**Source excerpt**

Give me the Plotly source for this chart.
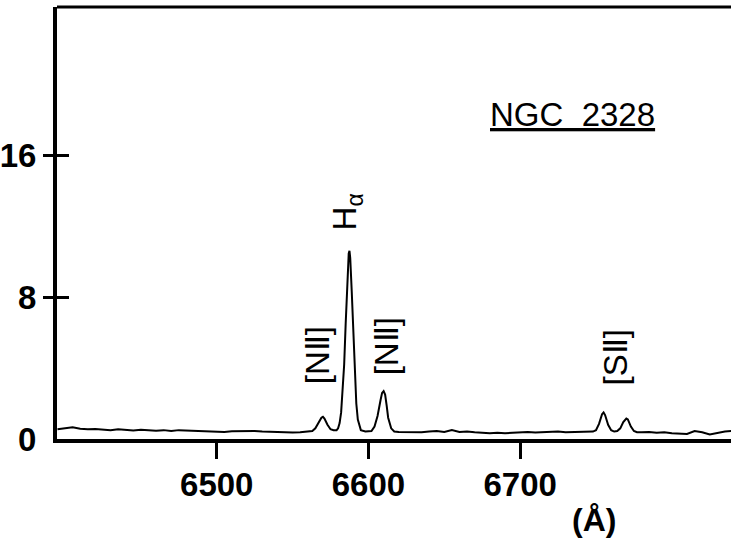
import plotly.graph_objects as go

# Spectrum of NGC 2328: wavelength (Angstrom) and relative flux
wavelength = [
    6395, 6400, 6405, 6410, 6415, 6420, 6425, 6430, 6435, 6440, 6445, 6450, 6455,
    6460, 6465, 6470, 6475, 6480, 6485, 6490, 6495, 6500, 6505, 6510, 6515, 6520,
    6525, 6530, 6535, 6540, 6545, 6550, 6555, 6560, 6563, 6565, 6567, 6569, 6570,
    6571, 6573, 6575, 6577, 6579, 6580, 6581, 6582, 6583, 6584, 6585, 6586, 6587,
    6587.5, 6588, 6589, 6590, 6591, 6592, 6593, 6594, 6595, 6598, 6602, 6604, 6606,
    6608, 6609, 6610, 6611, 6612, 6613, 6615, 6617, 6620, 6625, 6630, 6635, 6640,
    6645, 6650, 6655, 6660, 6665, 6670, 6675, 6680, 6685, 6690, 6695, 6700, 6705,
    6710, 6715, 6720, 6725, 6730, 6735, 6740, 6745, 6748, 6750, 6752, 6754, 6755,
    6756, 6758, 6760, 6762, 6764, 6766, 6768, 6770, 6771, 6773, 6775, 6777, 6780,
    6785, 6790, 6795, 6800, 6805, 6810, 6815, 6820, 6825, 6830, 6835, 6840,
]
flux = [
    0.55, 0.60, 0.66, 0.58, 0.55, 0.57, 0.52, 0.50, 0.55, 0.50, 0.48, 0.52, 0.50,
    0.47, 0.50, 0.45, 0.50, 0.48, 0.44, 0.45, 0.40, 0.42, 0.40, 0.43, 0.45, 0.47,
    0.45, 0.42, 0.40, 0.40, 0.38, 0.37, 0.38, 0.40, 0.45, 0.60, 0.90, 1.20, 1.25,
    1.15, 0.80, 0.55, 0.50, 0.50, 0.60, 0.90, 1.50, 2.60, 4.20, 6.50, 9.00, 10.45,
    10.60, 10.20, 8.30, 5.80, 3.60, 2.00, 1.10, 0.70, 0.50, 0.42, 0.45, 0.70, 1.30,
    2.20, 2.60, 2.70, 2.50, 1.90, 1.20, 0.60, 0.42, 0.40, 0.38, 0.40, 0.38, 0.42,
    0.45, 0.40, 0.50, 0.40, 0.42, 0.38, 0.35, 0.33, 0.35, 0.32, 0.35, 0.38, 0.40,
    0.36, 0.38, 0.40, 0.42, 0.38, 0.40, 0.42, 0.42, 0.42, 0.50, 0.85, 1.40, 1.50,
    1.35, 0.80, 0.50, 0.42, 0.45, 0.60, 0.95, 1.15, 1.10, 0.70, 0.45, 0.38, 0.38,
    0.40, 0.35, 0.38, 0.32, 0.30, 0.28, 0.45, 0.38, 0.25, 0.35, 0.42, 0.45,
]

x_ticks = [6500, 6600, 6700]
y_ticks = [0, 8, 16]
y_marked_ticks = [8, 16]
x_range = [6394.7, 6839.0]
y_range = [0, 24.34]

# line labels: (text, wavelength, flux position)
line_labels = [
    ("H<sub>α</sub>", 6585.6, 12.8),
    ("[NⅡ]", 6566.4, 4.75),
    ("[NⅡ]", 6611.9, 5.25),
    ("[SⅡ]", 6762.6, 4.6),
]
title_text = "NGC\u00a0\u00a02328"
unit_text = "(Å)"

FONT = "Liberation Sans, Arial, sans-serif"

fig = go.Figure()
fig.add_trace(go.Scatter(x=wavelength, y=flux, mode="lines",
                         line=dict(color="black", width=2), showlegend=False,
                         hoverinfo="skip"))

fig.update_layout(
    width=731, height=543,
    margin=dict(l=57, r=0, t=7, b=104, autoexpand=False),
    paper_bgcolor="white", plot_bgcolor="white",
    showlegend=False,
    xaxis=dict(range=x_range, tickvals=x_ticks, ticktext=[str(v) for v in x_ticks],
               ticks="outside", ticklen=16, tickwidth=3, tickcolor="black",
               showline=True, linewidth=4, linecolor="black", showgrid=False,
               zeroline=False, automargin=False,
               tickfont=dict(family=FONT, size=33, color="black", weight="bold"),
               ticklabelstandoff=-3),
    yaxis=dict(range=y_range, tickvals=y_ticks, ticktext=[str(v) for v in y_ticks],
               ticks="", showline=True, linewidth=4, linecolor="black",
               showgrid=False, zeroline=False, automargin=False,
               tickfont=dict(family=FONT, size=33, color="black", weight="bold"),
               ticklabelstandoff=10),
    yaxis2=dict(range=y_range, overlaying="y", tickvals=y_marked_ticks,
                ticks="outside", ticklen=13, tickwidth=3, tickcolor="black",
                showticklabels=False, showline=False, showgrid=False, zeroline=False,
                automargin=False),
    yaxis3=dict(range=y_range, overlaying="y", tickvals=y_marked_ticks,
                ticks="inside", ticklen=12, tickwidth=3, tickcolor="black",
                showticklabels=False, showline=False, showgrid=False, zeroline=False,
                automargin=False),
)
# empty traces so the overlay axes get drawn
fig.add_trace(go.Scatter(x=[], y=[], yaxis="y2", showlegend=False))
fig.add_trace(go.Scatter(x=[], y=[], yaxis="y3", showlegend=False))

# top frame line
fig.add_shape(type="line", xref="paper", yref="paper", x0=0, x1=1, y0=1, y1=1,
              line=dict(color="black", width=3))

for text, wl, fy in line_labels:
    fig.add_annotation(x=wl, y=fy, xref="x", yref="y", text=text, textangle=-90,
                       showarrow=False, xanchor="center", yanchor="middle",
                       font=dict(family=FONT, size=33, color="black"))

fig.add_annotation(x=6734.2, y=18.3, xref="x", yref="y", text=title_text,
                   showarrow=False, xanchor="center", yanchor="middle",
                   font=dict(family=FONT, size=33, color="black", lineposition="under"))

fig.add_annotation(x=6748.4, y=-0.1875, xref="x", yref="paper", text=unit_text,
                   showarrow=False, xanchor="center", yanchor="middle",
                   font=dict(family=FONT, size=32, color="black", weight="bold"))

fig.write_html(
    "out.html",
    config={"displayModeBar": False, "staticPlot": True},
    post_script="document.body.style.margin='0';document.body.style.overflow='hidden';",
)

**Problem to solve**
Leaving out the pictures, repeat the data above exactly.

**Full solution**
Give me the Plotly source for this chart.
import plotly.graph_objects as go

# Spectrum of NGC 2328: wavelength (Angstrom) and relative flux
wavelength = [
    6395, 6400, 6405, 6410, 6415, 6420, 6425, 6430, 6435, 6440, 6445, 6450, 6455,
    6460, 6465, 6470, 6475, 6480, 6485, 6490, 6495, 6500, 6505, 6510, 6515, 6520,
    6525, 6530, 6535, 6540, 6545, 6550, 6555, 6560, 6563, 6565, 6567, 6569, 6570,
    6571, 6573, 6575, 6577, 6579, 6580, 6581, 6582, 6583, 6584, 6585, 6586, 6587,
    6587.5, 6588, 6589, 6590, 6591, 6592, 6593, 6594, 6595, 6598, 6602, 6604, 6606,
    6608, 6609, 6610, 6611, 6612, 6613, 6615, 6617, 6620, 6625, 6630, 6635, 6640,
    6645, 6650, 6655, 6660, 6665, 6670, 6675, 6680, 6685, 6690, 6695, 6700, 6705,
    6710, 6715, 6720, 6725, 6730, 6735, 6740, 6745, 6748, 6750, 6752, 6754, 6755,
    6756, 6758, 6760, 6762, 6764, 6766, 6768, 6770, 6771, 6773, 6775, 6777, 6780,
    6785, 6790, 6795, 6800, 6805, 6810, 6815, 6820, 6825, 6830, 6835, 6840,
]
flux = [
    0.55, 0.60, 0.66, 0.58, 0.55, 0.57, 0.52, 0.50, 0.55, 0.50, 0.48, 0.52, 0.50,
    0.47, 0.50, 0.45, 0.50, 0.48, 0.44, 0.45, 0.40, 0.42, 0.40, 0.43, 0.45, 0.47,
    0.45, 0.42, 0.40, 0.40, 0.38, 0.37, 0.38, 0.40, 0.45, 0.60, 0.90, 1.20, 1.25,
    1.15, 0.80, 0.55, 0.50, 0.50, 0.60, 0.90, 1.50, 2.60, 4.20, 6.50, 9.00, 10.45,
    10.60, 10.20, 8.30, 5.80, 3.60, 2.00, 1.10, 0.70, 0.50, 0.42, 0.45, 0.70, 1.30,
    2.20, 2.60, 2.70, 2.50, 1.90, 1.20, 0.60, 0.42, 0.40, 0.38, 0.40, 0.38, 0.42,
    0.45, 0.40, 0.50, 0.40, 0.42, 0.38, 0.35, 0.33, 0.35, 0.32, 0.35, 0.38, 0.40,
    0.36, 0.38, 0.40, 0.42, 0.38, 0.40, 0.42, 0.42, 0.42, 0.50, 0.85, 1.40, 1.50,
    1.35, 0.80, 0.50, 0.42, 0.45, 0.60, 0.95, 1.15, 1.10, 0.70, 0.45, 0.38, 0.38,
    0.40, 0.35, 0.38, 0.32, 0.30, 0.28, 0.45, 0.38, 0.25, 0.35, 0.42, 0.45,
]

x_ticks = [6500, 6600, 6700]
y_ticks = [0, 8, 16]
y_marked_ticks = [8, 16]
x_range = [6394.7, 6839.0]
y_range = [0, 24.34]

# line labels: (text, wavelength, flux position)
line_labels = [
    ("H<sub>α</sub>", 6585.6, 12.8),
    ("[NⅡ]", 6566.4, 4.75),
    ("[NⅡ]", 6611.9, 5.25),
    ("[SⅡ]", 6762.6, 4.6),
]
title_text = "NGC\u00a0\u00a02328"
unit_text = "(Å)"

FONT = "Liberation Sans, Arial, sans-serif"

fig = go.Figure()
fig.add_trace(go.Scatter(x=wavelength, y=flux, mode="lines",
                         line=dict(color="black", width=2), showlegend=False,
                         hoverinfo="skip"))

fig.update_layout(
    width=731, height=543,
    margin=dict(l=57, r=0, t=7, b=104, autoexpand=False),
    paper_bgcolor="white", plot_bgcolor="white",
    showlegend=False,
    xaxis=dict(range=x_range, tickvals=x_ticks, ticktext=[str(v) for v in x_ticks],
               ticks="outside", ticklen=16, tickwidth=3, tickcolor="black",
               showline=True, linewidth=4, linecolor="black", showgrid=False,
               zeroline=False, automargin=False,
               tickfont=dict(family=FONT, size=33, color="black", weight="bold"),
               ticklabelstandoff=-3),
    yaxis=dict(range=y_range, tickvals=y_ticks, ticktext=[str(v) for v in y_ticks],
               ticks="", showline=True, linewidth=4, linecolor="black",
               showgrid=False, zeroline=False, automargin=False,
               tickfont=dict(family=FONT, size=33, color="black", weight="bold"),
               ticklabelstandoff=10),
    yaxis2=dict(range=y_range, overlaying="y", tickvals=y_marked_ticks,
                ticks="outside", ticklen=13, tickwidth=3, tickcolor="black",
                showticklabels=False, showline=False, showgrid=False, zeroline=False,
                automargin=False),
    yaxis3=dict(range=y_range, overlaying="y", tickvals=y_marked_ticks,
                ticks="inside", ticklen=12, tickwidth=3, tickcolor="black",
                showticklabels=False, showline=False, showgrid=False, zeroline=False,
                automargin=False),
)
# empty traces so the overlay axes get drawn
fig.add_trace(go.Scatter(x=[], y=[], yaxis="y2", showlegend=False))
fig.add_trace(go.Scatter(x=[], y=[], yaxis="y3", showlegend=False))

# top frame line
fig.add_shape(type="line", xref="paper", yref="paper", x0=0, x1=1, y0=1, y1=1,
              line=dict(color="black", width=3))

for text, wl, fy in line_labels:
    fig.add_annotation(x=wl, y=fy, xref="x", yref="y", text=text, textangle=-90,
                       showarrow=False, xanchor="center", yanchor="middle",
                       font=dict(family=FONT, size=33, color="black"))

fig.add_annotation(x=6734.2, y=18.3, xref="x", yref="y", text=title_text,
                   showarrow=False, xanchor="center", yanchor="middle",
                   font=dict(family=FONT, size=33, color="black", lineposition="under"))

fig.add_annotation(x=6748.4, y=-0.1875, xref="x", yref="paper", text=unit_text,
                   showarrow=False, xanchor="center", yanchor="middle",
                   font=dict(family=FONT, size=32, color="black", weight="bold"))

fig.write_html(
    "out.html",
    config={"displayModeBar": False, "staticPlot": True},
    post_script="document.body.style.margin='0';document.body.style.overflow='hidden';",
)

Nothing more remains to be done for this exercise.